Charts and diagrams as code
-=-=-

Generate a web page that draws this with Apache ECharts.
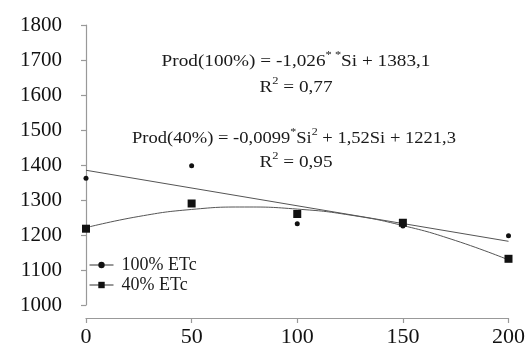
<!DOCTYPE html>
<html><head><meta charset="utf-8">
<script src="https://cdn.jsdelivr.net/npm/echarts@6/dist/echarts.min.js"></script>
<style>html,body{margin:0;padding:0;background:#fff}#c{width:528px;height:349px}</style>
</head><body><div id="c"></div>
<script>
const xTicks = [0, 50, 100, 150, 200];
const prod100 = [1362, 1398, 1232, 1226, 1198];
const prod40 = [1218, 1290, 1260, 1235, 1132];
const trendLinX = [0, 200];
const trendLin = [1385, 1182];
const trendQuadX = [0, 25, 50, 75, 100, 125, 150, 175, 200];
const trendQuad = [1221, 1253, 1273, 1280, 1274, 1257, 1227, 1184, 1129];

const F = 'Liberation Serif, Times New Roman, serif';
const chart = echarts.init(document.getElementById('c'));
const pair = (xs, ys) => xs.map((x, i) => [x, ys[i]]);
const rich = {
  n: {fontFamily: F, fontSize: 17, fill: '#1a1a1a', lineHeight: 20, verticalAlign: 'bottom'},
  s: {fontFamily: F, fontSize: 11, fill: '#1a1a1a', lineHeight: 11, verticalAlign: 'top'}
};
const eq = (text, x, y, sx) => ({
  type: 'text', x: x, y: y, scaleX: sx, silent: true,
  style: {text: text, rich: rich, align: 'center', verticalAlign: 'middle', textAlign: 'center', textVerticalAlign: 'middle'}
});
chart.setOption({
  animation: false,
  backgroundColor: '#fff',
  grid: {left: 86, right: 18, top: 25, bottom: 44},
  xAxis: {
    type: 'value', min: 0, max: 200, interval: 50, offset: 13,
    axisLine: {show: true, lineStyle: {color: '#999', width: 1.2}},
    axisTick: {show: true, length: 5, lineStyle: {color: '#999', width: 1.2}},
    splitLine: {show: false},
    axisLabel: {color: '#111', fontFamily: F, fontSize: 22, margin: 8, formatter: v => String(v)}
  },
  yAxis: {
    type: 'value', min: 1000, max: 1800, interval: 100, offset: 18,
    axisLine: {show: true, lineStyle: {color: '#999', width: 1.2}},
    axisTick: {show: true, length: 5, lineStyle: {color: '#999', width: 1.2}},
    splitLine: {show: false},
    axisLabel: {color: '#111', fontFamily: F, fontSize: 21, margin: 6, formatter: v => String(v)}
  },
  legend: {
    data: ['100% ETc', '40% ETc'], orient: 'vertical', left: 84, top: 251,
    itemWidth: 24, itemHeight: 8, itemGap: 2,
    textStyle: {fontFamily: F, fontSize: 18, color: '#1a1a1a', padding: [0, 0, 0, 3]},
    lineStyle: {opacity: 1, width: 1, color: '#333'}
  },
  series: [
    {name: 'trendLin', type: 'line', data: pair(trendLinX, trendLin), symbol: 'none',
     lineStyle: {color: '#555', width: 1}, silent: true},
    {name: 'trendQuad', type: 'line', data: pair(trendQuadX, trendQuad), symbol: 'none', smooth: true,
     lineStyle: {color: '#555', width: 1}, silent: true},
    {name: '100% ETc', type: 'line', data: pair(xTicks, prod100), symbol: 'circle', symbolSize: 5,
     itemStyle: {color: '#111'}, lineStyle: {opacity: 0, width: 0}},
    {name: '40% ETc', type: 'line', data: pair(xTicks, prod40), symbol: 'rect', symbolSize: 8,
     itemStyle: {color: '#111'}, lineStyle: {opacity: 0, width: 0}}
  ],
  graphic: [
    eq('{n|Prod(100%) = -1,026}{s|* *}{n|Si + 1383,1}', 296, 60, 1.13),
    eq('{n|R}{s|2}{n| = 0,77}', 296, 86, 1.13),
    eq('{n|Prod(40%) = -0,0099}{s|*}{n|Si}{s|2}{n| + 1,52Si + 1221,3}', 294, 137, 1.09),
    eq('{n|R}{s|2}{n| = 0,95}', 296, 161, 1.13)
  ]
});
</script></body></html>
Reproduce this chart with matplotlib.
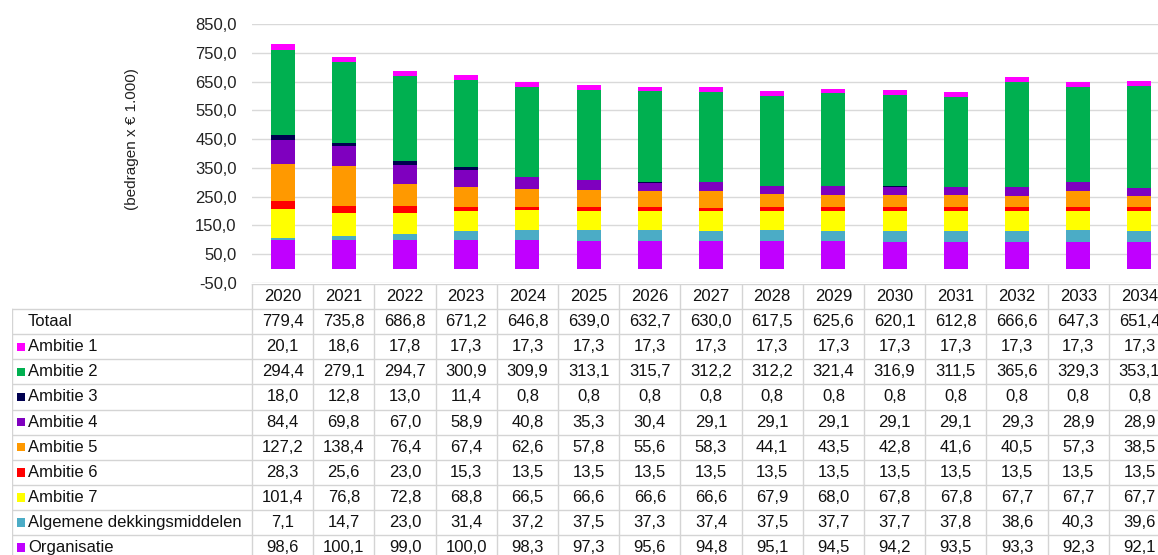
import matplotlib
matplotlib.use("Agg")
import matplotlib.pyplot as plt
from matplotlib.patches import Rectangle
import numpy as np

plt.rcParams['font.family'] = ['Liberation Sans', 'DejaVu Sans']

years = [str(y) for y in range(2020, 2035)]

# series, bottom of the stack first
organisatie = [98.6, 100.1, 99.0, 100.0, 98.3, 97.3, 95.6, 94.8, 95.1, 94.5, 94.2, 93.5, 93.3, 92.3, 92.1]
algemene = [7.1, 14.7, 23.0, 31.4, 37.2, 37.5, 37.3, 37.4, 37.5, 37.7, 37.7, 37.8, 38.6, 40.3, 39.6]
ambitie7 = [101.4, 76.8, 72.8, 68.8, 66.5, 66.6, 66.6, 66.6, 67.9, 68.0, 67.8, 67.8, 67.7, 67.7, 67.7]
ambitie6 = [28.3, 25.6, 23.0, 15.3, 13.5, 13.5, 13.5, 13.5, 13.5, 13.5, 13.5, 13.5, 13.5, 13.5, 13.5]
ambitie5 = [127.2, 138.4, 76.4, 67.4, 62.6, 57.8, 55.6, 58.3, 44.1, 43.5, 42.8, 41.6, 40.5, 57.3, 38.5]
ambitie4 = [84.4, 69.8, 67.0, 58.9, 40.8, 35.3, 30.4, 29.1, 29.1, 29.1, 29.1, 29.1, 29.3, 28.9, 28.9]
ambitie3 = [18.0, 12.8, 13.0, 11.4, 0.8, 0.8, 0.8, 0.8, 0.8, 0.8, 0.8, 0.8, 0.8, 0.8, 0.8]
ambitie2 = [294.4, 279.1, 294.7, 300.9, 309.9, 313.1, 315.7, 312.2, 312.2, 321.4, 316.9, 311.5, 365.6, 329.3, 353.1]
ambitie1 = [20.1, 18.6, 17.8, 17.3, 17.3, 17.3, 17.3, 17.3, 17.3, 17.3, 17.3, 17.3, 17.3, 17.3, 17.3]
totaal = [779.4, 735.8, 686.8, 671.2, 646.8, 639.0, 632.7, 630.0, 617.5, 625.6, 620.1, 612.8, 666.6, 647.3, 651.4]

stack = [
    ("Organisatie", organisatie, "#c000ff"),
    ("Algemene dekkingsmiddelen", algemene, "#4bacc6"),
    ("Ambitie 7", ambitie7, "#ffff00"),
    ("Ambitie 6", ambitie6, "#ff0000"),
    ("Ambitie 5", ambitie5, "#ff9900"),
    ("Ambitie 4", ambitie4, "#7f00bf"),
    ("Ambitie 3", ambitie3, "#000050"),
    ("Ambitie 2", ambitie2, "#00b050"),
    ("Ambitie 1", ambitie1, "#ff00ff"),
]

W, H = 1158, 555
fig = plt.figure(figsize=(W / 100, H / 100), dpi=100)

col_w = 61.2
left_px = 252
right_px = left_px + 15 * col_w
txt_c = "#111111"
fs = 12

# bar chart
ax = fig.add_axes([left_px / W, (H - 283) / H, (right_px - left_px) / W, (283 - 24) / H])
x = np.arange(len(years))
bottom = np.zeros(len(years))
for name, vals, color in stack:
    ax.bar(x, vals, 0.39, bottom=bottom, color=color, zorder=2)
    bottom += np.array(vals)

ax.set_xlim(-0.5, len(years) - 0.5)
ax.set_ylim(-50, 850)
yt = np.arange(-50, 851, 100)
ax.set_yticks(yt)
ax.set_yticklabels([f"{v:.1f}".replace('.', ',') for v in yt], fontsize=fs, color="#222222")
ax.set_xticks([])
ax.tick_params(axis='y', length=0, pad=11)
ax.grid(axis='y', color="#d9d9d9", linewidth=1, zorder=0)
for s in ax.spines.values():
    s.set_visible(False)
fig.text(132 / W, 1 - 139 / H, "(bedragen x € 1.000)", rotation=90, ha='center', va='center',
         fontsize=11, color="#222222")

# data table underneath
tab_left = 12
lw = (left_px - tab_left) / col_w
row_top = 284
row_h = 25.1
n_rows = 2 + len(stack)
tab = fig.add_axes([tab_left / W, (H - (row_top + n_rows * row_h)) / H,
                    (right_px - tab_left) / W, n_rows * row_h / H])
tab.set_xlim(-lw, len(years))
tab.set_ylim(n_rows, 0)
tab.axis('off')

line_c = "#d4d4d4"
# header row: only the year columns
tab.plot([0, len(years)], [0, 0], color=line_c, lw=1)
for i in range(len(years) + 1):
    tab.plot([i, i], [0, n_rows], color=line_c, lw=1)
for r in range(1, n_rows + 1):
    tab.plot([-lw, len(years)], [r, r], color=line_c, lw=1)
tab.plot([-lw, -lw], [1, n_rows], color=line_c, lw=1)

for i, yr in enumerate(years):
    tab.text(i + 0.5, 0.5, yr, ha='center', va='center', fontsize=fs, color=txt_c)

fmt = lambda v: f"{v:.1f}".replace('.', ',')
sq_w = 8.5 / col_w
sq_h = 8.5 / row_h
rows = [("Totaal", totaal, None)] + list(reversed(stack))
for r, (name, vals, color) in enumerate(rows, start=1):
    yc = r + 0.5
    if color is not None:
        tab.add_patch(Rectangle((-lw + 5 / col_w, yc - sq_h / 2), sq_w, sq_h,
                                facecolor=color, edgecolor='none'))
    tab.text(-lw + 16 / col_w, yc, name, ha='left', va='center', fontsize=fs, color=txt_c)
    for i, v in enumerate(vals):
        tab.text(i + 0.5, yc, fmt(v), ha='center', va='center', fontsize=fs, color=txt_c)

fig.savefig("out.png", dpi=100)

-=-=-

- Problem details
Give only the lines from the one with "Reproduce this chart with matplotlib." to the one with "years = [str(y) for y in range(2020, 2035)]", both included, again and exactly; leave the images out.

- Exercise result
Reproduce this chart with matplotlib.
import matplotlib
matplotlib.use("Agg")
import matplotlib.pyplot as plt
from matplotlib.patches import Rectangle
import numpy as np

plt.rcParams['font.family'] = ['Liberation Sans', 'DejaVu Sans']

years = [str(y) for y in range(2020, 2035)]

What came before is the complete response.